Quote every line of the data below as it stands, omitting pictures.

> Collected material
::::::::::

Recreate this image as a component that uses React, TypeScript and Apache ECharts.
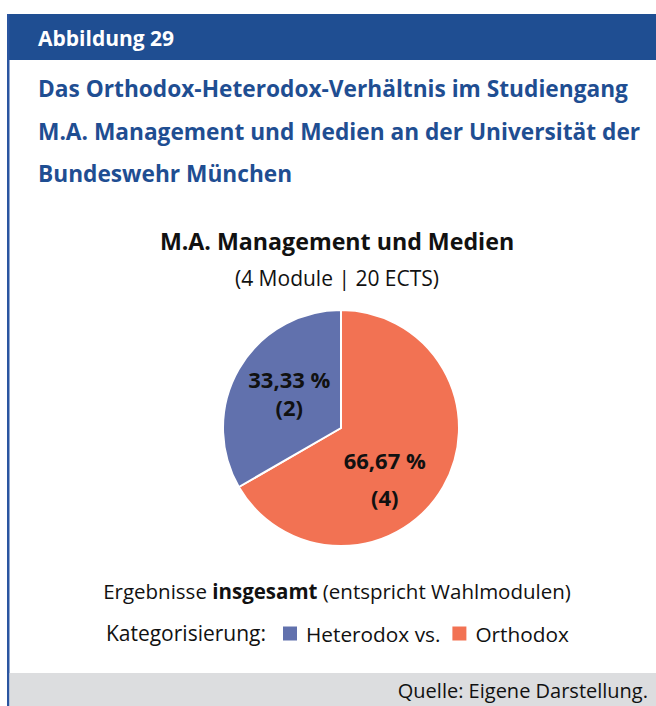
import React, { useEffect, useRef } from "react";
import * as echarts from "echarts";

const figureLabel = "Abbildung 29";
const titleLines = [
  "Das Orthodox-Heterodox-Verhältnis im Studiengang",
  "M.A. Management und Medien an der Universität der",
  "Bundeswehr München",
];
const chartTitle = "M.A. Management und Medien";
const chartSubtitle = "(4 Module | 20 ECTS)";
const categories = ["Orthodox", "Heterodox"];
const values = [4, 2];
const colors = ["#F27253", "#6171AD"];
const legendNames = ["Heterodox vs.", "Orthodox"];
const sourceText = "Quelle: Eigene Darstellung.";

const FONT = "'Open Sans', sans-serif";
const BLUE = "#1F4E92";

export default function App() {
  const ref = useRef<HTMLDivElement>(null);
  useEffect(() => {
    document.body.style.margin = "0";
    const chart = echarts.init(ref.current!, undefined, { renderer: "svg" });
    const data = categories.map((c, i) => ({
      name: c,
      value: values[i],
      itemStyle: { color: colors[i] },
    }));
    chart.setOption({
      animation: false,
      textStyle: { fontFamily: FONT },
      legend: {
        data: ["Heterodox", "Orthodox"],
        formatter: (n: string) => legendNames[n === "Heterodox" ? 0 : 1],
        left: 281,
        top: 623,
        icon: "rect",
        itemWidth: 16,
        itemHeight: 16,
        itemGap: 10,
        padding: 0,
        selectedMode: false,
        textStyle: { fontSize: 20.8, color: "#111", fontFamily: FONT, lineHeight: 20, padding: [0, 0, 0, 3] },
      },
      graphic: [
        { type: "rect", shape: { x: 7, y: 14, width: 649, height: 46 }, style: { fill: BLUE } },
        { type: "rect", shape: { x: 7, y: 14, width: 2.5, height: 692 }, style: { fill: "#2A55A0" } },
        { type: "rect", shape: { x: 9.5, y: 673, width: 646.5, height: 33 }, style: { fill: "#DCDDDF" } },
        {
          type: "text",
          x: 38,
          y: 38,
          style: { text: figureLabel, fill: "#fff", font: `bold 21px ${FONT}`, verticalAlign: "middle" },
        },
        ...titleLines.map((t, i) => ({
          type: "text",
          x: 38,
          y: [88, 131, 173][i],
          style: { text: t, fill: BLUE, font: `bold 22.7px ${FONT}`, verticalAlign: "middle" },
        })),
        {
          type: "text",
          x: 337,
          y: 241,
          style: { text: chartTitle, fill: "#111", font: `bold 23.2px ${FONT}`, align: "center", verticalAlign: "middle" },
        },
        {
          type: "text",
          x: 337,
          y: 278,
          style: { text: chartSubtitle, fill: "#111", font: `21px ${FONT}`, align: "center", verticalAlign: "middle" },
        },
        {
          type: "text",
          x: 337,
          y: 591,
          style: {
            text: "{r|Ergebnisse }{b|insgesamt}{r| (entspricht Wahlmodulen)}",
            align: "center",
            verticalAlign: "middle",
            rich: {
              r: { fontSize: 20.5, fontFamily: FONT, fill: "#111" } as any,
              b: { fontSize: 20.5, fontFamily: FONT, fontWeight: "bold", fill: "#111" } as any,
            },
          },
        },
        {
          type: "text",
          x: 266,
          y: 633,
          style: { text: "Kategorisierung:", fill: "#111", font: `21px ${FONT}`, align: "right", verticalAlign: "middle" },
        },
        {
          type: "text",
          x: 648,
          y: 690,
          style: { text: sourceText, fill: "#111", font: `20px ${FONT}`, align: "right", verticalAlign: "middle" },
        },
      ],
      series: [
        {
          type: "pie",
          center: [341, 428],
          radius: 118,
          startAngle: 90,
          clockwise: true,
          silent: true,
          itemStyle: { borderColor: "#fff", borderWidth: 2 },
          label: {
            show: true,
            position: "inside",
            formatter: (p: any) => {
              const pct = p.percent.toFixed(2).replace(".", ",");
              const s = p.dataIndex === 0 ? "a" : "b";
              return `{p${s}|${pct} %}\n{n${s}|(${p.value})}`;
            },
            rich: {
              pa: { fontSize: 22, fontWeight: "bold", color: "#111", fontFamily: FONT, lineHeight: 37 },
              na: { fontSize: 22, fontWeight: "bold", color: "#111", fontFamily: FONT, lineHeight: 37 },
              pb: { fontSize: 22, fontWeight: "bold", color: "#111", fontFamily: FONT, lineHeight: 28 },
              nb: { fontSize: 22, fontWeight: "bold", color: "#111", fontFamily: FONT, lineHeight: 28 },
            },
          },
          labelLine: { show: false },
          labelLayout: (p: any) => (p.dataIndex === 0 ? { dx: -10, dy: 19 } : { dx: 2, dy: -4 }),
          data,
        },
      ],
    });
    return () => chart.dispose();
  }, []);
  return <div ref={ref} style={{ width: 656, height: 706 }} />;
}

::::::::::

> Task result
Recreate this image as a component that uses React, TypeScript and Apache ECharts.
import React, { useEffect, useRef } from "react";
import * as echarts from "echarts";

const figureLabel = "Abbildung 29";
const titleLines = [
  "Das Orthodox-Heterodox-Verhältnis im Studiengang",
  "M.A. Management und Medien an der Universität der",
  "Bundeswehr München",
];
const chartTitle = "M.A. Management und Medien";
const chartSubtitle = "(4 Module | 20 ECTS)";
const categories = ["Orthodox", "Heterodox"];
const values = [4, 2];
const colors = ["#F27253", "#6171AD"];
const legendNames = ["Heterodox vs.", "Orthodox"];
const sourceText = "Quelle: Eigene Darstellung.";

const FONT = "'Open Sans', sans-serif";
const BLUE = "#1F4E92";

export default function App() {
  const ref = useRef<HTMLDivElement>(null);
  useEffect(() => {
    document.body.style.margin = "0";
    const chart = echarts.init(ref.current!, undefined, { renderer: "svg" });
    const data = categories.map((c, i) => ({
      name: c,
      value: values[i],
      itemStyle: { color: colors[i] },
    }));
    chart.setOption({
      animation: false,
      textStyle: { fontFamily: FONT },
      legend: {
        data: ["Heterodox", "Orthodox"],
        formatter: (n: string) => legendNames[n === "Heterodox" ? 0 : 1],
        left: 281,
        top: 623,
        icon: "rect",
        itemWidth: 16,
        itemHeight: 16,
        itemGap: 10,
        padding: 0,
        selectedMode: false,
        textStyle: { fontSize: 20.8, color: "#111", fontFamily: FONT, lineHeight: 20, padding: [0, 0, 0, 3] },
      },
      graphic: [
        { type: "rect", shape: { x: 7, y: 14, width: 649, height: 46 }, style: { fill: BLUE } },
        { type: "rect", shape: { x: 7, y: 14, width: 2.5, height: 692 }, style: { fill: "#2A55A0" } },
        { type: "rect", shape: { x: 9.5, y: 673, width: 646.5, height: 33 }, style: { fill: "#DCDDDF" } },
        {
          type: "text",
          x: 38,
          y: 38,
          style: { text: figureLabel, fill: "#fff", font: `bold 21px ${FONT}`, verticalAlign: "middle" },
        },
        ...titleLines.map((t, i) => ({
          type: "text",
          x: 38,
          y: [88, 131, 173][i],
          style: { text: t, fill: BLUE, font: `bold 22.7px ${FONT}`, verticalAlign: "middle" },
        })),
        {
          type: "text",
          x: 337,
          y: 241,
          style: { text: chartTitle, fill: "#111", font: `bold 23.2px ${FONT}`, align: "center", verticalAlign: "middle" },
        },
        {
          type: "text",
          x: 337,
          y: 278,
          style: { text: chartSubtitle, fill: "#111", font: `21px ${FONT}`, align: "center", verticalAlign: "middle" },
        },
        {
          type: "text",
          x: 337,
          y: 591,
          style: {
            text: "{r|Ergebnisse }{b|insgesamt}{r| (entspricht Wahlmodulen)}",
            align: "center",
            verticalAlign: "middle",
            rich: {
              r: { fontSize: 20.5, fontFamily: FONT, fill: "#111" } as any,
              b: { fontSize: 20.5, fontFamily: FONT, fontWeight: "bold", fill: "#111" } as any,
            },
          },
        },
        {
          type: "text",
          x: 266,
          y: 633,
          style: { text: "Kategorisierung:", fill: "#111", font: `21px ${FONT}`, align: "right", verticalAlign: "middle" },
        },
        {
          type: "text",
          x: 648,
          y: 690,
          style: { text: sourceText, fill: "#111", font: `20px ${FONT}`, align: "right", verticalAlign: "middle" },
        },
      ],
      series: [
        {
          type: "pie",
          center: [341, 428],
          radius: 118,
          startAngle: 90,
          clockwise: true,
          silent: true,
          itemStyle: { borderColor: "#fff", borderWidth: 2 },
          label: {
            show: true,
            position: "inside",
            formatter: (p: any) => {
              const pct = p.percent.toFixed(2).replace(".", ",");
              const s = p.dataIndex === 0 ? "a" : "b";
              return `{p${s}|${pct} %}\n{n${s}|(${p.value})}`;
            },
            rich: {
              pa: { fontSize: 22, fontWeight: "bold", color: "#111", fontFamily: FONT, lineHeight: 37 },
              na: { fontSize: 22, fontWeight: "bold", color: "#111", fontFamily: FONT, lineHeight: 37 },
              pb: { fontSize: 22, fontWeight: "bold", color: "#111", fontFamily: FONT, lineHeight: 28 },
              nb: { fontSize: 22, fontWeight: "bold", color: "#111", fontFamily: FONT, lineHeight: 28 },
            },
          },
          labelLine: { show: false },
          labelLayout: (p: any) => (p.dataIndex === 0 ? { dx: -10, dy: 19 } : { dx: 2, dy: -4 }),
          data,
        },
      ],
    });
    return () => chart.dispose();
  }, []);
  return <div ref={ref} style={{ width: 656, height: 706 }} />;
}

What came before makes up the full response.